Fractionally SpeakingDoing the Splits!
By Jessica Chapel, Hello Race Fans Contributing Editor
Time only matters in prison, as the old racetrack saying goes, but time can also tell a story about how a race was run. While it’s possible to derive a horse’s preferred running style and the pace of a race by looking at past performances, there’s even more useful information to be gleaned by examining the fractions. For example, on paper, Zenyatta won a lackluster edition of the 2009 Breeders’ Cup Classic (chart), receiving a Beyer speed figure of 97 for a final time of 2:00.62. But Zenyatta went from sixth at the stretch call to first at the wire in a stellar time of 23.30. Looking at Zenyatta’s fractions for the Classic, you can see that her historic victory was a great race in which she effortlessly tracked her rivals, then powerfully outkicked them in the stretch.

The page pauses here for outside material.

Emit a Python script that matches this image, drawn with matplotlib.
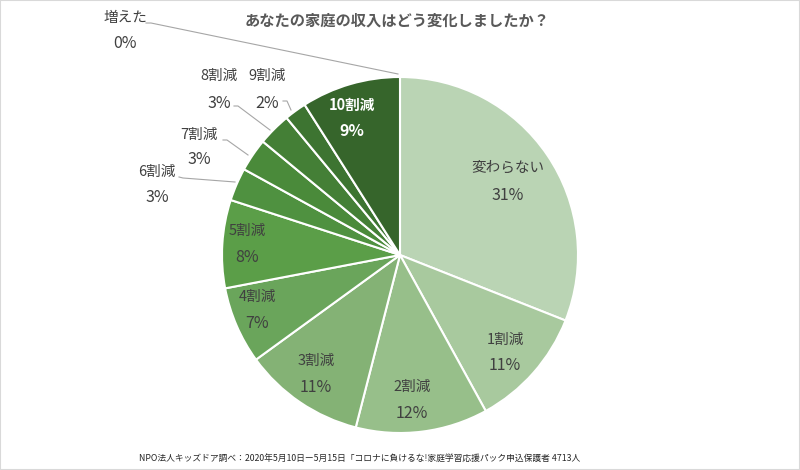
import matplotlib
matplotlib.use("Agg")
import matplotlib.pyplot as plt
from matplotlib.patches import Rectangle

plt.rcParams['font.family'] = ['Noto Sans CJK JP', 'DejaVu Sans']

# ---- data ----
categories = ["増えた", "変わらない", "1割減", "2割減", "3割減", "4割減", "5割減",
              "6割減", "7割減", "8割減", "9割減", "10割減"]
values = [0, 31, 11, 12, 11, 7, 8, 3, 3, 3, 2, 9]
pct_labels = ["0%", "31%", "11%", "12%", "11%", "7%", "8%", "3%", "3%", "3%", "2%", "9%"]
title = "あなたの家庭の収入はどう変化しましたか？"
footer = "NPO法人キッズドア調べ：2020年5月10日ー5月15日「コロナに負けるな!家庭学習応援パック申込保護者 4713人"

# ---- style ----
colors = ["#c8dcc2", "#bad4b4", "#a8c99e", "#97bf8a", "#84b275", "#6aa55b", "#5b9e48",
          "#4f9140", "#4a8a3a", "#447f36", "#3d7431", "#36652b"]
W, H = 800, 470
cx, cy, R = 400, 255, 178

# label centers (pixel coords, y downwards): (x, y_name, y_pct)
label_pos = [(125, 18, 43), (508, 168, 195), (505, 340, 366), (412, 387, 413),
             (316, 361, 387), (257, 297, 323), (247, 231, 257), (157, 172, 198),
             (199, 135, 160), (219, 76, 103), (267, 76, 103), (352, 105, 131)]
# leader lines for outside labels (pixel coords)
leaders = {0: [(146, 23), (151, 23), (398, 74)],
           7: [(179, 177), (183, 178), (235, 182)],
           8: [(223, 140), (227, 140), (248, 155)],
           9: [(234, 106), (238, 106), (270, 130)],
           10: [(283, 101), (287, 101), (291, 110)]}

fig = plt.figure(figsize=(8, 4.7), dpi=100)
ax = fig.add_axes([0, 0, 1, 1])

def Y(y):
    return H - y

ax.pie(values, colors=colors, startangle=90, counterclock=False,
       center=(cx, Y(cy)), radius=R,
       wedgeprops=dict(edgecolor="white", linewidth=1.5))
ax.set_xlim(0, W)
ax.set_ylim(0, H)
ax.set_aspect('equal')
ax.axis('off')

txt = "#404040"
for i, (name, pct) in enumerate(zip(categories, pct_labels)):
    x, y1, y2 = label_pos[i]
    if i == len(categories) - 1:
        kw = dict(color="white", fontweight="bold")
    else:
        kw = dict(color=txt)
    ax.text(x, Y(y1), name, ha="center", va="center", fontsize=10.5, **kw)
    ax.text(x, Y(y2), pct, ha="center", va="center", fontsize=11.5, **kw)

for i, pts in leaders.items():
    xs = [p[0] for p in pts]
    ys = [Y(p[1]) for p in pts]
    ax.plot(xs, ys, color="#a6a6a6", linewidth=0.8)

ax.text(397, Y(21), title, ha="center", va="center", fontsize=11,
        fontweight="bold", color="#595959")
ax.text(360, Y(458), footer, ha="center", va="center", fontsize=6.3, color="#262626")

fig.patches.append(Rectangle((0, 0), 1, 1, transform=fig.transFigure, fill=False,
                             edgecolor="#d9d9d9", linewidth=1.5))

fig.savefig("out.png", dpi=100)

Confused? Don’t be. At every point of call in a race, a fractional time for the race leader at that point is recorded. The first point of call is the first quarter (the first two furlongs), the second call the first half (the first four furlongs). In races longer than five and a half furlongs, the third is for the first three-quarters (the first six furlongs). In races longer than a mile, a fourth time is taken at that point, an additional time for each quarter after. A final time is recorded when the winner hits the finish line.
Fractional times are cumulative. For the 2010 Kentucky Derby (chart), a 10-furlong race with four points of call plus the final time, the results chart displays the fractional times like so:
22.63 46.16 1:10.58 1:37.65 Final time: 2:04.45
The time of 22.63 is the time it took the race leader to run the first quarter, 46.16 the time it took to run the first half, 1:10.58 the time for the first three-quarters, 1:37.65 the time for the mile, and 2:04.45 the winner’s final time.
By subtracting each quarter’s time from the preceding time, we can get internal splits for a race. The internal splits for the Kentucky Derby:
22.63 23.53 24.42 27.07 26.80
After the first quarter was run in 22.63, the second quarter was run in 23.53, the third quarter in 24.42, the fifth in 27.07 and the final in 26.80.
In the Kentucky Derby, we can see that the splits display a pattern common to main track races: The opening quarters are faster than the later quarters. (Races run over turf often follow a different pattern, with slower opening quarters and faster closing quarters.) We can also see that the pace of the race, set by Conveyance, was quick and collapsed in the fourth quarter, with Noble’s Promise briefly taking a slow lead. This scenario opened up the race to horses held back during the swift opening quarters, such as Kentucky Derby winner Super Saver, who ran the fourth quarter in 26.22 and the final in 26.55.
Ice Box, also running off the pace in the Derby, finished second after running the fourth quarter in 24.45 and the final in 26.10 — a faster final quarter than any other Derby contender. Impressive, yes, but that time also reveals a limitation. Watching the race, Ice Box appears to be closing quickly on Super Saver, but this is an optical illusion — Ice Box isn’t closing fast, he’s slowing at a rate less than that of the other runners. Compare this to Zenyatta’s Breeders’ Cup Classic time, in which the mare won by running the final quarter not only faster than the other Classic contenders, but faster than she ran the previous quarters.
Following the 2010 Kentucky Derby, handicappers speculated that Ice Box would have won with a clean trip and that he would appreciate the distance of a longer race, such as the Belmont Stakes. But the fractions suggest that — unlike Zenyatta, who really can close — Ice Box has little advantage in the final furlongs of a route. Raw as the times and splits are, the numbers still yield clues to the colt’s capabilities, just as Zenyatta’s confirm her talents.
There’s much more to understanding and applying fractions, but getting comfortable with the basics is the first step toward understanding pace handicapping. To begin exploring fractions, visit the Trakus website. Installed at a number of racetracks, including Gulfstream Park and Keeneland, Trakus uses wireless radio tags to track the speed of every runner in a race. The collected data can then be displayed at each point of call and at the end of the race (the “Race Summary” view on the Trakus website). To see the final fraction for each runner in a specific race, select the final point of call (the “Finish” view).